This note is based on the coure STAT 775 instructed by Michael A. Newton. The theory here follows presentations in Jim Berger’s 1985 text, and earlier, Abraham Wald.

Settings

Data \(X\in \mathcal X\)

Parameter \(\theta\in \Theta\)

Model \(p(x|\theta)\)

Actions \(a\in \mathcal A\) possible inferences depending on the context. For estimation, it can be a specific point in the parameter space; for testing, it can be the taking of the null or alternative hypothesis.

Decision Rules \(\delta:\mathcal X\to\mathcal A\). It is a statistical method, the way of processing data to make a certion inference.

Loss \(L(\theta,a):\Theta\times\mathcal A\to \mathbb [0,+\infty)\) It records the penalty associated with action \(a\) is \(\theta\) is the state of nature.

Risk \(R(\theta,\delta)=E(L(\theta,\delta(X)))\) with respect to \(P(X|\theta)\)

A Toy Example

\(X\sim N(\theta,1)\), \(\delta(x)=x\), \(L(x,a)=(x-a)^2\), and the risk is the mean square error.

Note: if \(\delta_c(x)=cx\), then \(R(\theta,\delta_c)=E(\theta-cx)^2=(c-1)^2\theta^2+c^2\).

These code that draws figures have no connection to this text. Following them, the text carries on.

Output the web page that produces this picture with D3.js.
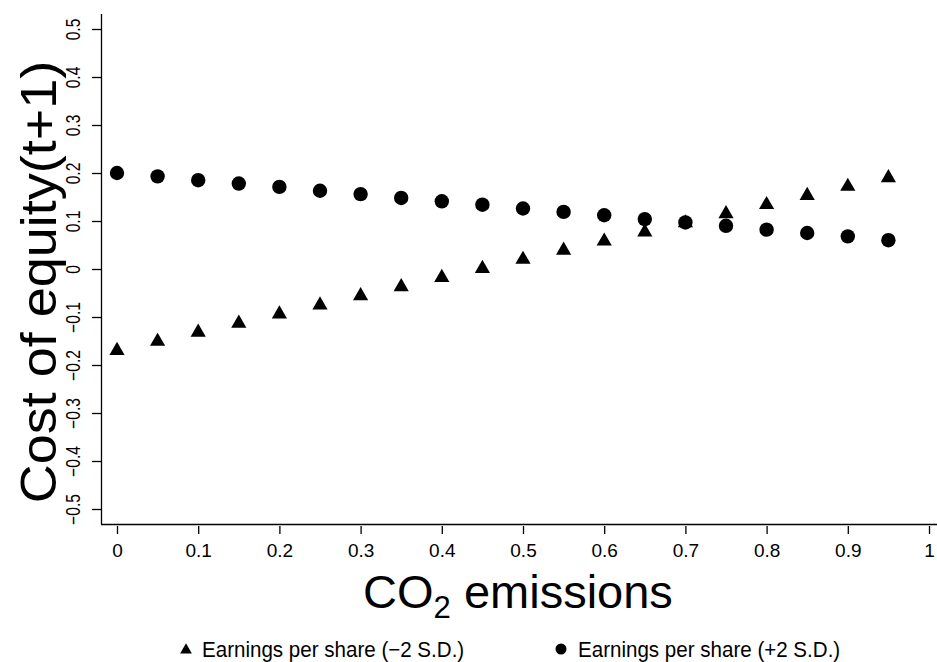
<!DOCTYPE html>
<html><head><meta charset="utf-8">
<script src="https://cdn.jsdelivr.net/npm/d3@7"></script>
<style>body{margin:0;background:#fff}svg{display:block;font-family:"Liberation Sans",Arial,sans-serif}</style>
</head><body><svg id="c" width="937" height="662"></svg>
<script>
const co2 = [0,0.05,0.1,0.15,0.2,0.25,0.3,0.35,0.4,0.45,0.5,0.55,0.6,0.65,0.7,0.75,0.8,0.85,0.9,0.95];
const epsMinus2SD = [-0.170,-0.151,-0.132,-0.113,-0.094,-0.075,-0.056,-0.037,-0.018,0.001,0.020,0.039,0.058,0.077,0.096,0.115,0.134,0.153,0.172,0.190];
const epsPlus2SD = [0.200,0.193,0.185,0.178,0.171,0.163,0.156,0.148,0.141,0.134,0.126,0.119,0.112,0.104,0.097,0.090,0.082,0.075,0.068,0.060];
const xTicks = [0,0.1,0.2,0.3,0.4,0.5,0.6,0.7,0.8,0.9,1];
const yTicks = [-0.5,-0.4,-0.3,-0.2,-0.1,0,0.1,0.2,0.3,0.4,0.5];
const legendLabels = ["Earnings per share (\u22122 S.D.)","Earnings per share (+2 S.D.)"];

const svg = d3.select("#c");
const x = d3.scaleLinear().domain([0,1]).range([117,929]);
const y = d3.scaleLinear().domain([-0.5,0.5]).range([509,29]);
const fmt = d => d===0?"0":(d<0?"\u2212":"")+String(Math.abs(d));

svg.append("line").attr("x1",101.5).attr("x2",101.5).attr("y1",14).attr("y2",524).attr("stroke","#000").attr("stroke-width",1.3);
svg.append("line").attr("x1",101).attr("x2",937).attr("y1",524.5).attr("y2",524.5).attr("stroke","#000").attr("stroke-width",1.3);

const xa = d3.axisBottom(x).tickValues(xTicks).tickSize(8).tickPadding(10).tickFormat(fmt);
const gx = svg.append("g").attr("transform","translate(0,526)").call(xa);
gx.select(".domain").remove();
gx.selectAll("line").attr("stroke","#000").attr("stroke-width",1.3);
gx.selectAll("text").attr("font-size",19).attr("fill","#000").attr("font-family","Liberation Sans, Arial, sans-serif");

const ya = d3.axisLeft(y).tickValues(yTicks).tickSize(9).tickPadding(0).tickFormat(fmt);
const gy = svg.append("g").attr("transform","translate(101,0)").call(ya);
gy.select(".domain").remove();
gy.selectAll("line").attr("stroke","#000").attr("stroke-width",1.3);
gy.selectAll("text").attr("font-size",19.5).attr("fill","#000").attr("font-family","Liberation Sans, Arial, sans-serif")
  .attr("x",null).attr("dy",null).attr("text-anchor","middle")
  .attr("transform","translate(-26,0) rotate(-90) scale(0.8,1)").attr("dominant-baseline","middle")
  .attr("y",0);

const tri = d3.symbol().type(d3.symbolTriangle).size(100);
svg.append("g").selectAll("path").data(co2).join("path")
  .attr("d",tri).attr("transform",(d,i)=>`translate(${x(d)},${y(epsMinus2SD[i])})`).attr("fill","#000");
svg.append("g").selectAll("circle").data(co2).join("circle")
  .attr("cx",d=>x(d)).attr("cy",(d,i)=>y(epsPlus2SD[i])).attr("r",7.2).attr("fill","#000");

svg.append("text").attr("transform","translate(56,282) rotate(-90) scale(1.08,1)").attr("text-anchor","middle")
  .attr("font-size",50).attr("fill","#000").text("Cost of equity(t+1)");
const xt = svg.append("text").attr("x",518).attr("y",608).attr("text-anchor","middle").attr("font-size",47).attr("fill","#000");
xt.append("tspan").text("CO");
xt.append("tspan").attr("font-size",31).attr("dy",10).text("2");
xt.append("tspan").attr("dy",-10).text(" emissions");

const lg = svg.append("g");
lg.append("path").attr("d",d3.symbol().type(d3.symbolTriangle).size(60)).attr("transform","translate(186,650)").attr("fill","#000");
lg.append("text").attr("transform","translate(202,657) scale(0.935,1)").attr("font-size",22).attr("fill","#000").text(legendLabels[0]);
lg.append("circle").attr("cx",561).attr("cy",649).attr("r",5.5).attr("fill","#000");
lg.append("text").attr("transform","translate(578,657) scale(0.935,1)").attr("font-size",22).attr("fill","#000").text(legendLabels[1]);
</script></body></html>
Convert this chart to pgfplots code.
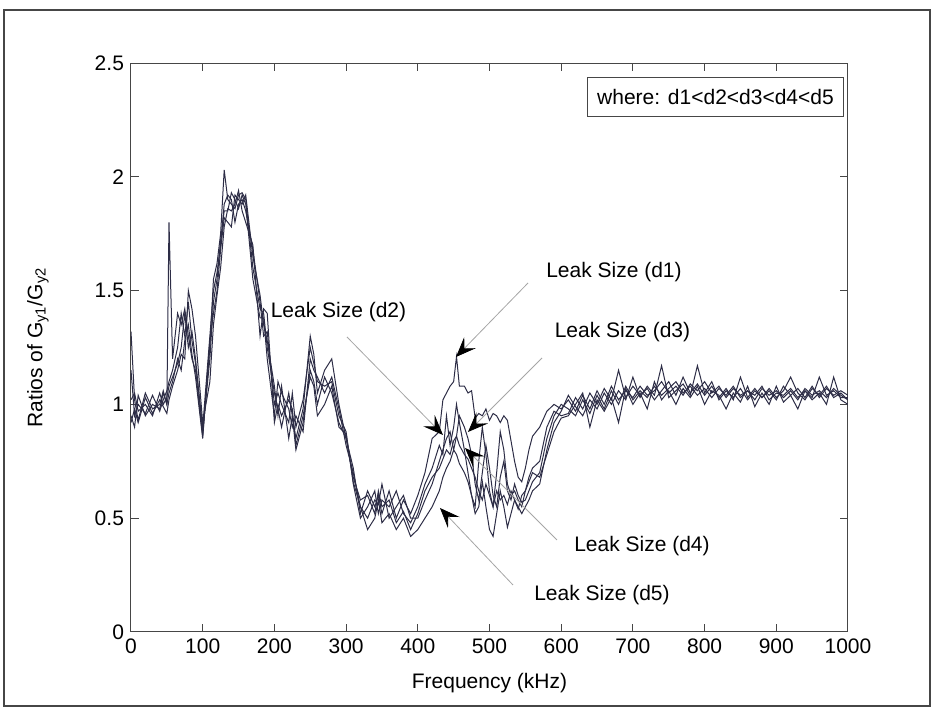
\documentclass[border=0pt]{standalone}
\usepackage{fontspec}
\setmainfont{Liberation Sans}
\usepackage{pgfplots}
\usepackage{pgfplotstable}
\pgfplotsset{compat=1.18}
\usetikzlibrary{arrows.meta}

\definecolor{curve}{RGB}{45,45,70}
\definecolor{frame}{RGB}{70,70,70}

% ratios G_y1/G_y2 for the five leak sizes
\pgfplotstableread{
f    d1   d2   d3   d4   d5
0    1.32 1.15 1.02 0.95 0.92
5    1.02 0.95 1.05 0.90 0.98
10   0.93 1.00 0.97 1.04 0.92
20   1.05 0.96 1.00 0.95 1.03
30   0.98 1.04 0.95 1.00 0.96
40   1.00 0.97 1.05 0.98 1.02
45   1.06 1.02 1.00 1.05 0.99
50   1.00 1.06 1.03 1.00 0.96
53   1.80 1.10 1.08 1.05 1.02
58   1.20 1.15 1.12 1.10 1.08
65   1.40 1.25 1.18 1.20 1.15
70   1.35 1.40 1.25 1.15 1.22
75   1.42 1.30 1.40 1.28 1.20
80   1.30 1.45 1.25 1.35 1.50
85   1.20 1.28 1.32 1.22 1.42
90   1.15 1.18 1.20 1.12 1.30
100  0.86 0.90 0.88 0.85 0.92
110  1.25 1.30 1.20 1.28 1.10
115  1.55 1.50 1.45 1.40 1.35
120  1.62 1.58 1.55 1.50 1.48
125  1.75 1.70 1.72 1.68 1.60
130  2.03 1.88 1.85 1.82 1.78
135  1.90 1.92 1.85 1.80 1.86
140  1.88 1.90 1.93 1.78 1.85
145  1.86 1.80 1.90 1.92 1.88
150  1.92 1.88 1.86 1.90 1.94
155  1.93 1.90 1.92 1.88 1.85
160  1.90 1.85 1.88 1.92 1.80
170  1.60 1.68 1.55 1.65 1.70
180  1.42 1.45 1.38 1.48 1.30
185  1.40 1.30 1.38 1.35 1.42
190  1.25 1.32 1.20 1.28 1.40
200  1.05 1.00 0.95 1.08 0.92
205  0.98 1.05 1.10 0.95 1.00
210  0.90 1.00 1.05 1.08 0.95
220  1.05 0.92 0.98 0.85 1.02
225  0.95 1.05 0.90 0.95 0.98
230  0.85 0.90 0.95 0.80 0.82
240  0.98 1.02 0.88 0.92 0.95
250  1.30 1.25 1.20 1.15 1.12
255  1.22 1.18 1.15 1.10 1.08
260  1.05 1.10 1.12 1.00 0.95
270  1.15 1.08 1.05 1.12 1.00
280  1.20 1.10 1.12 1.05 1.08
290  1.00 0.95 0.98 0.92 0.90
300  0.85 0.88 0.82 0.85 0.87
310  0.72 0.65 0.70 0.68 0.66
320  0.52 0.50 0.55 0.58 0.55
330  0.62 0.55 0.50 0.60 0.45
340  0.55 0.62 0.58 0.52 0.50
345  0.60 0.52 0.56 0.62 0.58
350  0.52 0.58 0.65 0.55 0.48
360  0.62 0.55 0.50 0.58 0.52
370  0.50 0.62 0.55 0.48 0.45
380  0.58 0.52 0.60 0.53 0.50
390  0.52 0.48 0.50 0.45 0.42
400  0.60 0.55 0.50 0.52 0.45
410  0.70 0.65 0.58 0.62 0.50
420  0.85 0.72 0.65 0.68 0.55
430  0.88 0.82 0.75 0.72 0.62
435  1.02 0.78 0.80 0.76 0.68
440  1.05 0.95 0.85 0.80 0.72
445  1.08 0.82 0.88 0.78 0.75
450  1.10 0.90 0.80 0.84 0.80
454  1.21 1.00 0.86 0.86 0.78
458  1.08 0.92 0.95 0.82 0.74
465  1.08 0.80 0.90 0.78 0.70
470  1.05 0.70 0.85 0.76 0.66
475  1.06 0.60 0.78 0.72 0.60
480  0.94 0.55 0.65 0.68 0.52
485  0.96 0.75 0.58 0.62 0.55
490  0.95 0.90 0.70 0.58 0.66
495  0.98 0.78 0.82 0.65 0.55
500  0.93 0.62 0.72 0.60 0.45
505  0.96 0.55 0.60 0.55 0.42
510  0.95 0.70 0.55 0.62 0.52
515  0.92 0.88 0.68 0.58 0.62
520  0.95 0.80 0.75 0.60 0.55
525  0.93 0.65 0.62 0.56 0.46
530  0.84 0.60 0.58 0.62 0.52
535  0.75 0.62 0.65 0.58 0.58
540  0.68 0.58 0.60 0.55 0.54
545  0.66 0.55 0.57 0.52 0.60
550  0.72 0.62 0.58 0.55 0.62
555  0.80 0.68 0.62 0.58 0.66
560  0.86 0.72 0.66 0.62 0.70
570  0.90 0.75 0.70 0.65 0.68
580  0.97 0.90 0.85 0.80 0.78
590  1.00 0.97 0.95 0.92 0.88
600  0.98 0.95 1.00 0.97 0.94
610  1.02 0.96 0.98 1.04 0.95
620  0.97 1.03 0.95 0.99 1.00
630  1.04 0.98 1.02 0.95 1.05
640  0.98 1.05 0.96 1.02 0.90
650  1.06 1.00 1.04 0.98 1.02
660  1.00 1.07 0.98 1.05 0.97
670  1.08 1.02 1.06 1.00 1.03
680  1.02 1.15 1.00 1.06 0.92
690  1.06 1.03 1.08 1.02 1.07
700  1.03 1.08 1.02 1.12 1.00
710  1.08 1.04 1.06 1.03 1.05
720  1.04 1.07 1.03 1.08 0.98
730  1.06 1.02 1.08 1.04 1.10
740  1.10 1.06 1.04 1.17 1.02
750  1.05 1.10 1.07 1.03 1.06
760  1.08 1.04 1.10 1.06 1.00
770  1.04 1.12 1.05 1.09 1.07
780  1.09 1.05 1.08 1.04 1.03
790  1.06 1.09 1.04 1.17 1.08
800  1.10 1.04 1.07 1.05 1.00
810  1.05 1.08 1.03 1.10 1.06
820  1.08 1.03 1.07 1.02 1.04
830  1.03 1.07 1.04 1.06 0.98
840  1.07 1.02 1.08 1.03 1.05
850  1.04 1.12 1.03 1.07 1.01
860  1.06 1.03 1.06 1.02 1.08
870  1.02 1.07 1.04 1.06 0.99
880  1.07 1.03 1.08 1.03 1.05
890  1.04 1.06 1.02 1.07 1.00
900  1.06 1.02 1.05 1.03 1.08
910  1.03 1.08 1.04 1.06 1.01
920  1.06 1.04 1.07 1.12 1.04
930  1.02 1.07 1.03 1.05 0.98
940  1.07 1.03 1.06 1.02 1.06
950  1.04 1.08 1.03 1.07 1.02
960  1.06 1.03 1.12 1.04 1.05
970  1.03 1.07 1.04 1.08 1.00
980  1.07 1.04 1.06 1.03 1.12
990  1.04 1.06 1.03 1.05 1.02
1000 1.02 1.04 1.03 1.02 1.00
}\ratios

\begin{document}
\begin{tikzpicture}[font=\fontsize{10.5}{12}\selectfont,
  lk/.style={curve, line width=0.5pt},
  leak/.style={gray!70, line width=0.4pt,
    -{Stealth[length=10pt, width=8pt, inset=4pt, color=black]}}]
\useasboundingbox (-65.5pt,-40pt) rectangle (401.5pt,316pt);
\draw[frame, line width=0.8pt] (-63.5pt,-37pt) rectangle (399.5pt,311pt);

\begin{axis}[
  at={(0pt,0pt)}, anchor=south west,
  scale only axis, width=358.5pt, height=284.5pt,
  xmin=0, xmax=1000, ymin=0, ymax=2.5,
  xtick={0,100,200,300,400,500,600,700,800,900,1000},
  ytick={0,0.5,1,1.5,2,2.5},
  tick align=inside, major tick length=4pt,
  axis line style={frame, line width=0.5pt},
  tick style={frame, line width=0.5pt},
  /pgf/number format/assume math mode=true,
  /pgf/number format/1000 sep={},
  ticklabel style={font=\fontsize{10.5}{12}\selectfont},
  xlabel={Frequency (kHz)},
  ylabel={Ratios of G\textsubscript{y1}/G\textsubscript{y2}},
  xlabel style={at={(axis description cs:0.5,-0.0896)}, anchor=center},
  ylabel style={at={(axis description cs:-0.1297,0.5)}, anchor=center},
]
\addplot[lk] table[x=f, y=d1] {\ratios};
\addplot[lk] table[x=f, y=d2] {\ratios};
\addplot[lk] table[x=f, y=d3] {\ratios};
\addplot[lk] table[x=f, y=d4] {\ratios};
\addplot[lk] table[x=f, y=d5] {\ratios};
\end{axis}

% legend-like note
\node[draw=frame, line width=0.5pt, minimum width=127.5pt, minimum height=19.5pt,
  inner sep=0pt] at (292.25pt,267.25pt) {where: d1<d2<d3<d4<d5};

% leak size labels and arrows
\node at (241.5pt,180pt) {Leak Size (d1)};
\node at (103.75pt,160pt) {Leak Size (d2)};
\node at (245.75pt,150pt) {Leak Size (d3)};
\node at (255.5pt,43pt) {Leak Size (d4)};
\node at (235.5pt,18.5pt) {Leak Size (d5)};

\draw[leak] (198.5pt,174.5pt) -- (162.5pt,137.5pt);
\draw[leak] (108pt,147.5pt) -- (156pt,98.5pt);
\draw[leak] (205.5pt,137pt) -- (168.5pt,100pt);
\draw[leak] (213pt,46pt) -- (167pt,92pt);
\draw[leak] (191pt,23.5pt) -- (154.5pt,62pt);
\end{tikzpicture}
\end{document}
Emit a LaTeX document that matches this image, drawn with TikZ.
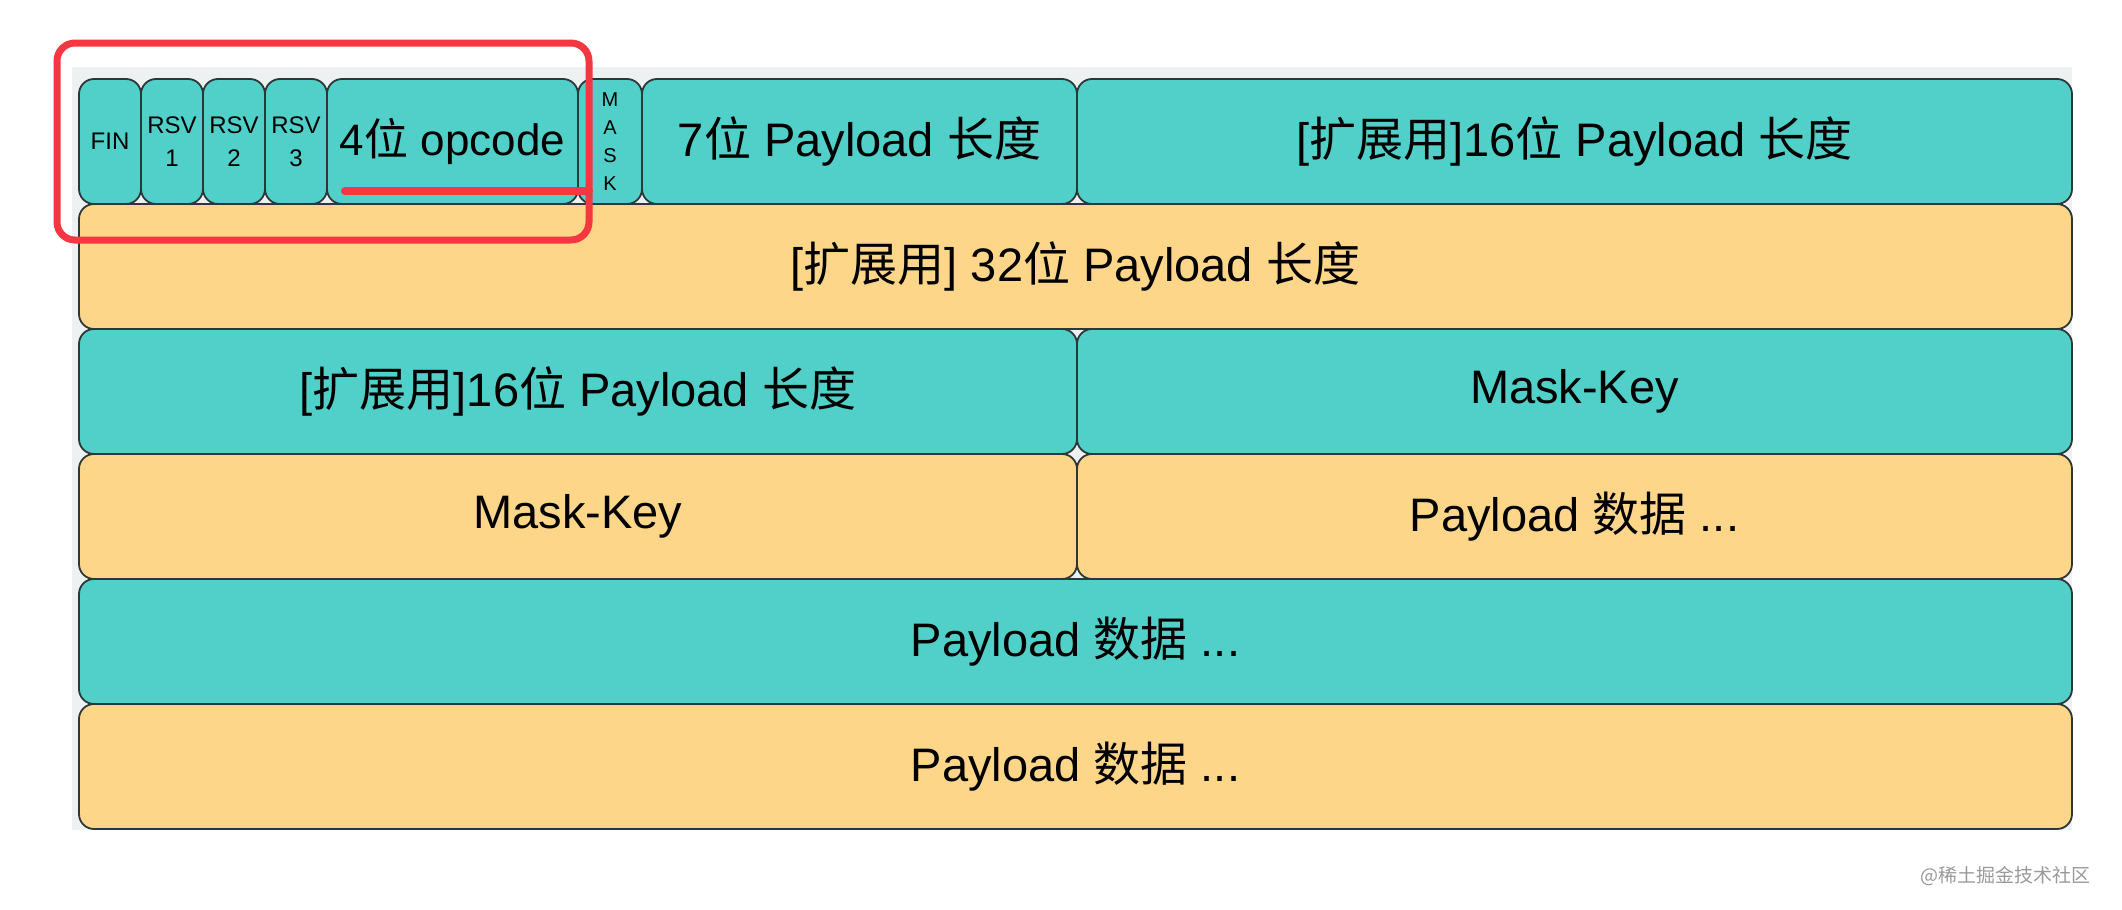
\documentclass[tikz,border=0pt]{standalone}
\usepackage{fontspec}
\setmainfont{Liberation Sans}
\newfontfamily\zhfont{Noto Sans CJK SC}
\newcommand{\zh}[1]{{\zhfont #1}}
\usepackage{tikz}
\usetikzlibrary{positioning}

\definecolor{cellteal}{RGB}{80,208,200}
\definecolor{cellsand}{RGB}{254,214,137}
\definecolor{celledge}{RGB}{45,55,55}
\definecolor{framegray}{RGB}{238,241,241}
\definecolor{markred}{RGB}{245,55,65}

\begin{document}
\begin{tikzpicture}[x=0.5pt, y=-0.5pt, node distance=0pt,
    cell/.style={draw=celledge, line width=0.9pt, rounded corners=7.5pt,
                 inner sep=0pt, outer sep=0pt, minimum height=62.5pt, align=center},
    tealcell/.style={cell, fill=cellteal},
    sandcell/.style={cell, fill=cellsand},
    bitfont/.style={font=\fontsize{12}{16.5}\selectfont},
    maskfont/.style={font=\fontsize{10}{14}\selectfont},
    bigfont/.style={font=\fontsize{23.5}{28}\selectfont}]
        \useasboundingbox (0,0) rectangle (2122,910);
        \fill[framegray] (72,67) rectangle (2072,830);

        % first row: header bits
        \node[tealcell, bitfont, minimum width=31pt, anchor=north west] (fin) at (79,79) {FIN};
        \node[tealcell, bitfont, minimum width=31pt] (rsv1) [right=of fin] {RSV\\1};
        \node[tealcell, bitfont, minimum width=31pt] (rsv2) [right=of rsv1] {RSV\\2};
        \node[tealcell, bitfont, minimum width=31pt] (rsv3) [right=of rsv2] {RSV\\3};
        \node[tealcell, font=\fontsize{22}{26}\selectfont, minimum width=125.5pt] (opcode) [right=of rsv3] {4\zh{位} opcode};
        \node[tealcell, maskfont, minimum width=32pt] (mask) [right=of opcode] {M\\A\\S\\K};
        \node[tealcell, bigfont, minimum width=217.5pt] (len7) [right=of mask] {7\zh{位} Payload \zh{长度}};
        \node[tealcell, bigfont, minimum width=497.5pt] (len16) [right=of len7] {[\zh{扩展用}]16\zh{位} Payload \zh{长度}};

        % remaining rows
        \node[sandcell, bigfont, minimum width=996.5pt] (len32) [below right=of fin.south west] {[\zh{扩展用}] 32\zh{位} Payload \zh{长度}};
        \node[tealcell, bigfont, minimum width=499pt] (ext16) [below right=of len32.south west] {[\zh{扩展用}]16\zh{位} Payload \zh{长度}};
        \node[tealcell, bigfont, minimum width=497.5pt] (key1) [right=of ext16] {Mask-Key};
        \node[sandcell, bigfont, minimum width=499pt] (key2) [below right=of ext16.south west] {Mask-Key};
        \node[sandcell, bigfont, minimum width=497.5pt] (data1) [right=of key2] {Payload \zh{数据} ...};
        \node[tealcell, bigfont, minimum width=996.5pt] (data2) [below right=of key2.south west] {Payload \zh{数据} ...};
        \node[sandcell, bigfont, minimum width=996.5pt] (data3) [below right=of data2.south west] {Payload \zh{数据} ...};

        % red highlight
        \draw[markred, line width=3.5pt, rounded corners=9pt] (57,43) rectangle (589,240);
        \draw[markred, line width=4pt, line cap=round] (345,191) -- (589,191);

        \node[font=\zhfont\fontsize{9.5}{12}\selectfont, text=black!40, anchor=east] (mark) at (2098,876) {@稀土掘金技术社区};
\end{tikzpicture}
\end{document}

Now, we have a problem: what is the principle for selecting \(\delta\)? For example, one possible idea is to restrict the class of precedures, and then minimize the risk in that class. (e.g. UMVUE restrict the class to be unbiased; or restrict the significant level.)

Admissiable Rules

Definition We say \(\delta_2\) is not admissiable if \(\exists \delta_1\), s.t. \(R(\theta,\delta_1)\leqslant R(\theta,\delta_2),\forall\theta\in\Theta\), and strict somewhere.

Bayesian Method

Prior \(p(\theta)\)

Bayes Risk By switching the integration order, we can show that the Bayes risk is an average over the sample space, against the marginal predictive distribution \(p(x)\), of the so-called posterior expected loss; i.e. the expected loss against the probability distribution \(p(\theta|x)=p(x|\theta)\frac{p(\theta)}{p(x)}\), which uese Bayes rule.

In fact, \(r(\delta)=E(R(\theta,\delta))\)(w.r.t \(p(\theta)\))

\[ \begin{aligned} r(\delta)&=\int_\theta\int_xL(\theta,\delta(x))p(x|\theta)p(\theta)dxd\theta\\ &=\int_x\int_\theta p(x)L(\theta,\delta(x))\frac{p(x|\theta)p(\theta)}{p(x)}d\theta dx\\ &=\int_xp(x)(\int_\theta L(\theta,\delta(x))p(\theta|x)d\theta )dx \end{aligned}, \] where \(\int_\theta L(\theta,\delta(x))p(\theta|x)d\theta\) is called posterior expected loss \(PEL(\delta(x))\), and \(r(\delta)=E(PEL(\delta(x)))\), with respect to \(p(x)\).

Bayes rule Any procedure that minimize the Bayes risk. In fact, we can compute the Bayes rule by minimizing \(PEL(x,\delta(x))\) for each \(x\) (data point by data point).

Fact under weak reularity conditions, if \(\delta^*\) is the Bayes rule, then \(\delta^*\) is admissible.

Note: This means that whatever their deficiencies, at least they cannot be beaten by any other rule in terms of risk, univormly over the parameter space.

Bayes Methods on High dimension

Decision theory is the source of an interesting result that leads to another sort of motivation for Bayesian analysis. It’s the first hint that Bayesian modeling has special effects as dimensionality of theta grows.

James-Stein: We have \(X=(X_1,X_2,X_3)^T\), \(\theta=(\theta_1,\theta_2,\theta_3)^T\), and \(X\sim N(\theta,I_3)\). To estimate \(\theta\), the loss function is \(L(\theta,a)=\sum_{j=1}^3(\theta_j-a_j)^2\), the squared error loss. Then the natural estimator \(\delta(x)=x\) is inadmissible.